Boundary conditions for planar Stokes equations inducing vortices around concave corners (Q2283065)

The authors consider the Stokes flow in a bounded domain \(Q \in \mathbb{R}^3\) which contains an obstacle \(D\). The study is focused on a multiple connected \(D\), given by a suspension bridge which undergoes oscillations. To this end, some nonstandard boundary conditions, related with the normal velocity, tangential velocity, vorticity and pressure are used. The procedure given in [\textit{C. Begue} et al., Pitman Res. Notes Math. Ser. 181, 179--264 (1988; Zbl 0687.35069)] is extended and the 3D problem is reduced to a 2D problem. The well-posedness is obtained by using a particular form of the Lax-Milgram Theorem and some results given in [\textit{C. Conca} et al., Jpn.
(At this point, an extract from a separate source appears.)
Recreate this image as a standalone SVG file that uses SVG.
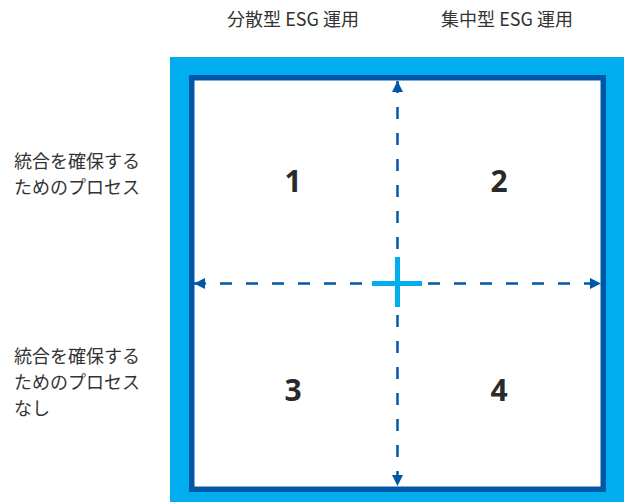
<svg xmlns="http://www.w3.org/2000/svg" width="628" height="502" viewBox="0 0 628 502">
<style>
.lbl{font-family:"Noto Sans CJK JP","Noto Sans",sans-serif;font-size:18px;fill:#333333}
.num{font-family:"Noto Sans","Open Sans",sans-serif;font-size:30px;font-weight:bold;fill:#2a2a2a;text-anchor:middle}
.axis{stroke:#0057A8;stroke-width:2.5;stroke-dasharray:12 14;fill:none}
</style>
<defs>
<marker id="ah" viewBox="0 0 10 10" refX="10" refY="5" markerWidth="4.4" markerHeight="4.4" orient="auto-start-reverse" markerUnits="strokeWidth">
<path d="M0,0 L10,5 L0,10 z" fill="#0057A8"/>
</marker>
</defs>
<g id="frame">
<rect x="170" y="57" width="454" height="445" fill="#00AEEF"/>
<rect x="191.75" y="77.75" width="411.5" height="411.5" fill="#FFFFFF" stroke="#0057A8" stroke-width="5.5"/>
</g>
<g id="connectors">
<line class="axis" x1="397.5" y1="81" x2="397.5" y2="486" marker-start="url(#ah)" marker-end="url(#ah)"/>
<line class="axis" x1="194" y1="283.5" x2="601" y2="283.5" marker-start="url(#ah)" marker-end="url(#ah)"/>
</g>
<g id="cross">
<line x1="372" y1="283.5" x2="422" y2="283.5" stroke="#00AEEF" stroke-width="5"/>
<line x1="397.5" y1="257" x2="397.5" y2="307" stroke="#00AEEF" stroke-width="5"/>
</g>
<g id="q1"><text class="num" x="293" y="192">1</text></g>
<g id="q2"><text class="num" x="499" y="192">2</text></g>
<g id="q3"><text class="num" x="293" y="401">3</text></g>
<g id="q4"><text class="num" x="499" y="401">4</text></g>
<g id="col1"><text class="lbl" x="293" y="26" text-anchor="middle">分散型 ESG 運用</text></g>
<g id="col2"><text class="lbl" x="507" y="26" text-anchor="middle">集中型 ESG 運用</text></g>
<g id="row1"><text class="lbl" x="14" y="168">統合を確保する</text><text class="lbl" x="14" y="194">ためのプロセス</text></g>
<g id="row2"><text class="lbl" x="14" y="363">統合を確保する</text><text class="lbl" x="14" y="389">ためのプロセス</text><text class="lbl" x="14" y="415">なし</text></g>
</svg>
J. Math., New Ser. 20, No. 2, 279--318 (1994; Zbl 0826.35093)]. An important step is to determine possible boundary data which give rise to vortices. The main example is a planar region having a concave right angle. The possible singularities near the corner (described in some functional spaces with weighted norms) are obtained through explicit trigonometric and logarithmic functions, by using the separation of variables for biharmonic equations. The obtained formulas are very elegant and give results very close to the performed experiments carried out by the authors at Politecnico di Milano.